Douglas George Santley Baker (29 November 1929 – 21 December 2022) was an English rugby union player, most notable for taking part in the 1955 British Lions tour to South Africa.

==Biography==
Baker was born in Las Palmas in the Canary Islands, Spain. He was educated at Merchant Taylors' School and Oxford University, gaining Blues in 1951 and 1952. He also played for his school's old boys club Old Merchant Taylors' FC.

In 1953/54, he played against New Zealand for both London Counties and South-Eastern Counties. He was invited to play for the Barbarian F.C. and played for them eight times between 1953 and 1957, scoring a total of 20 points for the side.

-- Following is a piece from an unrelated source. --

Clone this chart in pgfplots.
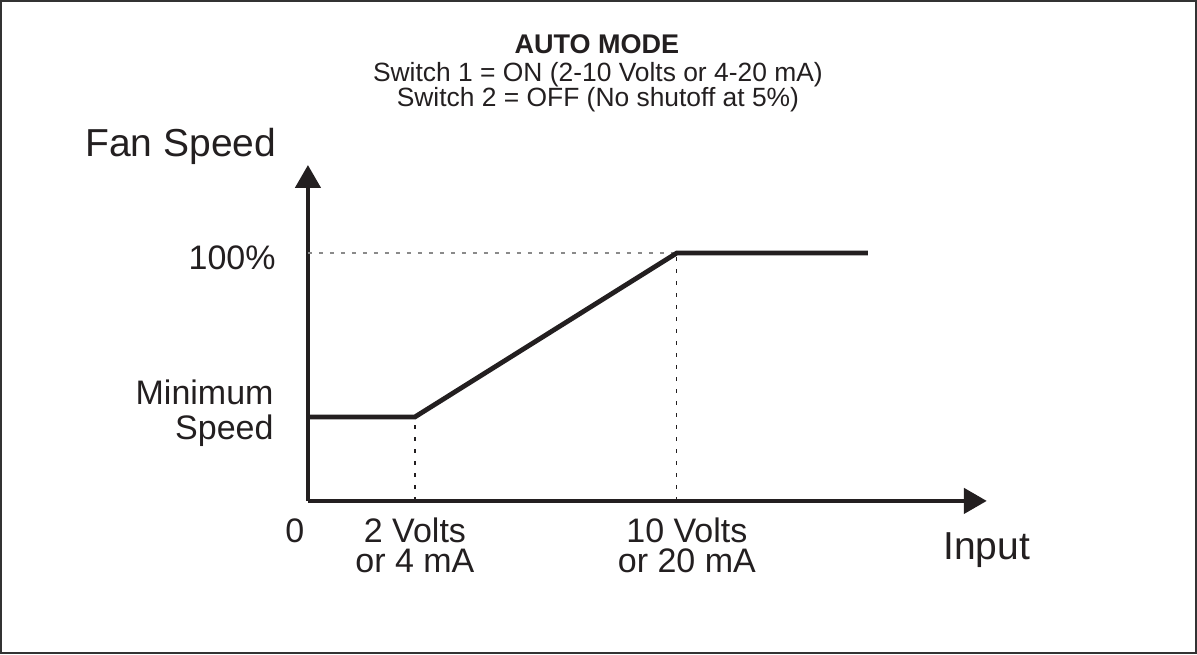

His test debut for England was against Wales at Cardiff, 22 January 1955. He was capped four times for England as a fly-half in 1955. He also took part in the 1955 British Lions tour to South Africa, playing in two tests as a full-back. His first test was against South Africa at Pretoria on 3 September 1955 where he scored a penalty earning 3 points for the Lions in their victory. His second test was against South Africa at Port Elizabeth, 24 September 1955. He was also part of the team who played the East Africa rugby union team as the Lions returned home.

Baker later emigrated to Australia, where he was a schoolteacher at Scotch College, Adelaide. On 21 December 2022, he died at the age of 93.